Wednesday, April 20, 2011

Back To The Grind... Ing Of Meat, That Is.

After Rob left, so began a seriously intense week at school. Six days straight of cooking and demos from 8am most days and often not ending till 9 at night. We made roast duckling, guinea fowl pie, duck breast with bordelaise sauce, lobster a l'americaine, chicken ballentine stuffed with pork and fois gras, and sausage. That's some serious french cooking.

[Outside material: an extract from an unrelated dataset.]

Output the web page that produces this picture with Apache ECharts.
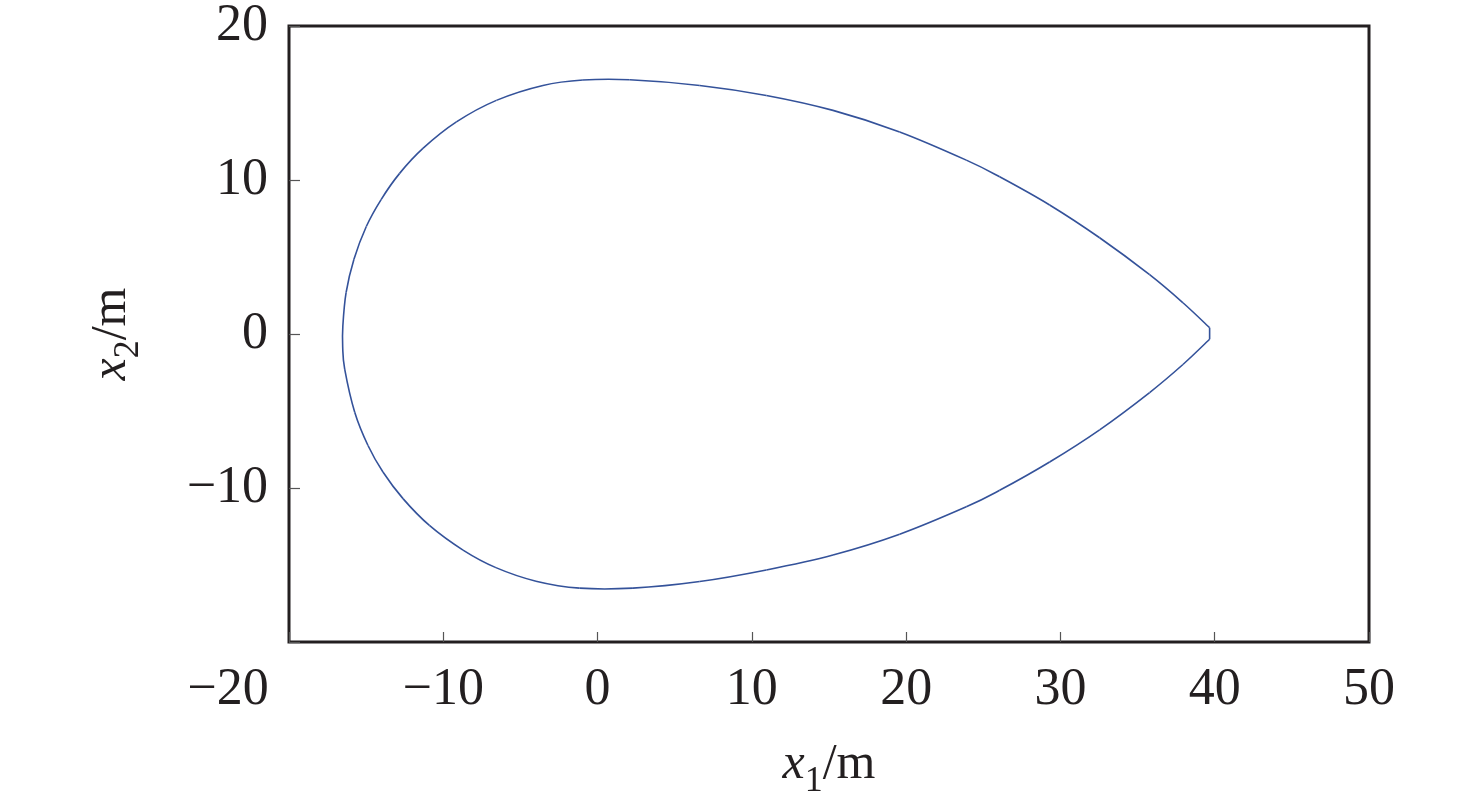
<!DOCTYPE html>
<html><head><meta charset="utf-8">
<script src="https://cdn.jsdelivr.net/npm/echarts@6/dist/echarts.min.js"></script>
<style>html,body{margin:0;padding:0;background:#fff;overflow:hidden}#c{width:1476px;height:805px}</style>
</head><body><div id="c"></div>
<script>
// Upper branch, from the tip going left (x1, x2 in metres)
const upperX1 = [39.67, 37.94, 35.78, 32.54, 29.30, 26.06, 23.90, 19.58, 15.26, 10.94, 6.62, 2.08, -0.95, -3.54, -6.56, -9.15, -11.32, -12.83, -14.03, -14.99, -15.79, -16.30, -16.51];
const upperX2 = [0.41, 2.03, 3.85, 6.25, 8.38, 10.21, 11.29, 13.12, 14.52, 15.49, 16.14, 16.51, 16.49, 16.14, 15.17, 13.77, 12.05, 10.43, 8.73, 6.98, 4.85, 2.68, 0.52];
// Leftmost point
const leftX1 = [-16.52];
const leftX2 = [-0.85];
// Lower branch, from the left going back to the tip
const lowerX1 = [-16.39, -15.74, -14.88, -13.91, -12.61, -10.90, -8.72, -6.59, -3.99, -1.16, 2.29, 6.62, 10.94, 15.26, 19.58, 23.90, 26.06, 29.30, 32.54, 35.78, 37.94, 39.67];
const lowerX2 = [-2.28, -5.08, -7.24, -8.96, -10.69, -12.43, -14.03, -15.17, -16.05, -16.50, -16.50, -16.07, -15.32, -14.35, -13.00, -11.22, -10.15, -8.31, -6.22, -3.80, -1.98, -0.34];

const xTicks = [-20, -10, 0, 10, 20, 30, 40, 50];
const yTicks = [-20, -10, 0, 10, 20];

const curveX1 = upperX1.concat(leftX1, lowerX1);
const curveX2 = upperX2.concat(leftX2, lowerX2);
const curvePts = curveX1.map((v, i) => [v, curveX2[i]]);

const font = 'Liberation Serif';
const txt = '#231f20';
const lineColor = '#34529a';
const fmt = v => (v < 0 ? '\u2212' + Math.abs(v) : String(v));
const nameRich = {
  i: {fontFamily: font, fontStyle: 'italic', fontSize: 50, color: txt, lineHeight: 70, verticalAlign: 'middle'},
  sub: {fontFamily: font, fontSize: 36, color: txt, lineHeight: 36, verticalAlign: 'bottom'},
  n: {fontFamily: font, fontSize: 50, color: txt, lineHeight: 70, verticalAlign: 'middle'}
};

// Smooth curve through the points (Catmull-Rom as cubic Bezier pieces), mapped with the chart's own axes
function renderCurve(params, api) {
  if (params.dataIndex !== 0) return null;
  const p = curvePts.map(d => api.coord(d));
  const n = p.length;
  const style = {stroke: lineColor, lineWidth: 1.6, fill: null};
  const children = [];
  for (let i = 0; i < n - 1; i++) {
    const p0 = p[Math.max(i - 1, 0)], p1 = p[i], p2 = p[i + 1], p3 = p[Math.min(i + 2, n - 1)];
    children.push({
      type: 'bezierCurve',
      shape: {
        x1: p1[0], y1: p1[1], x2: p2[0], y2: p2[1],
        cpx1: p1[0] + (p2[0] - p0[0]) / 6, cpy1: p1[1] + (p2[1] - p0[1]) / 6,
        cpx2: p2[0] - (p3[0] - p1[0]) / 6, cpy2: p2[1] - (p3[1] - p1[1]) / 6
      },
      style: style
    });
  }
  // straight closing edge at the tip
  children.push({type: 'line', shape: {x1: p[n - 1][0], y1: p[n - 1][1], x2: p[0][0], y2: p[0][1]}, style: style});
  return {type: 'group', children: children};
}

const chart = echarts.init(document.getElementById('c'), null, {renderer: 'canvas', width: 1476, height: 805});
chart.setOption({
  animation: false,
  backgroundColor: '#fff',
  grid: {left: 289, width: 1080, top: 25, height: 617, show: true, borderColor: txt, borderWidth: 3, backgroundColor: 'transparent'},
  xAxis: {
    type: 'value', min: xTicks[0], max: xTicks[xTicks.length - 1], interval: 10,
    axisLine: {show: false, onZero: false},
    splitLine: {show: false},
    axisTick: {inside: true, length: 10, lineStyle: {color: '#555', width: 1.2}},
    axisLabel: {
      fontFamily: font, fontSize: 52, color: txt, margin: 22,
      formatter: v => (v === xTicks[0] ? '{s|' + fmt(v) + '}' : fmt(v)),
      rich: {s: {fontFamily: font, fontSize: 52, color: txt, padding: [0, 122, 0, 0]}}
    },
    name: '{i|x}{sub|1}{n|/m}', nameLocation: 'middle', nameGap: 88,
    nameTextStyle: {rich: nameRich}
  },
  yAxis: {
    type: 'value', min: yTicks[0], max: yTicks[yTicks.length - 1], interval: 10,
    axisLine: {show: false, onZero: false},
    splitLine: {show: false},
    axisTick: {inside: true, length: 11, lineStyle: {color: '#555', width: 1.2}},
    axisLabel: {
      fontFamily: font, fontSize: 52, color: txt, margin: 21,
      formatter: v => (v === yTicks[0] ? '' : fmt(v))
    },
    name: '{i|x}{sub|2}{n|/m}', nameLocation: 'middle', nameGap: 142, nameRotate: 90,
    nameTextStyle: {rich: nameRich}
  },
  series: [
    {type: 'custom', coordinateSystem: 'cartesian2d', data: curvePts, renderItem: renderCurve, encode: {x: 0, y: 1}, silent: true}
  ]
});
</script></body></html>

Things started to get really interesting around chicken ballentine day. We affectionately named the lesson "removing a chicken's meat jacket 101." To create the outer shell of the ballentine we had to remove every single bone from a chicken while keeping his skin and flesh in tact. After carefully extracting every bone, we lay the chicken skin side down and spread it with ground pork before laying a log of pate de fois gras in the center. We then tied the chicken up, attempting to create the illusion that he had never been cut open. What weirdo Frenchman decided one day that it'd be a good idea to take of a chicken's meat jacket, fill it with weird shit, and then tie it up to look as good as new?
Chicken in the process of being derobed.
I wish I could tell you that was the end of chicken ballentine, but ooh no! Once the chicken was securely wrapped around the meat filling, we wrapped it in plastic wrap and poached it in water steeped with chicken bones. The next day we clarified this cloudy chicken water until it was crystal clear. Once clarified, the liquid was mixed with gelatin to create an aspic, aka meat jelly. Why would anyone want to make or eat meat jelly, you ask? Because nothing goes with sliced chicken ballentine quite as well as a jiggly layer of chicken jelly! Bien sur!
I made that rose out of a tomato and a leek!
 
If meat jelly wasn't gross enough, we completed the practical by making our own sausage.  I have to say, I was pretty excited about this because sausage to me is sort of an exotic food, at least in the way of home made goods.  As it turns out, I'd like to keep it in the exotic realm and will not be making it at home any time soon.  After making a puree of meat and liquids matching the consistency of a chunky milkshake, we piped it into pig intestines, tied it up and boiled it in milk.  I couldn't make this up if I tried...
Culinary school is one long dirty joke.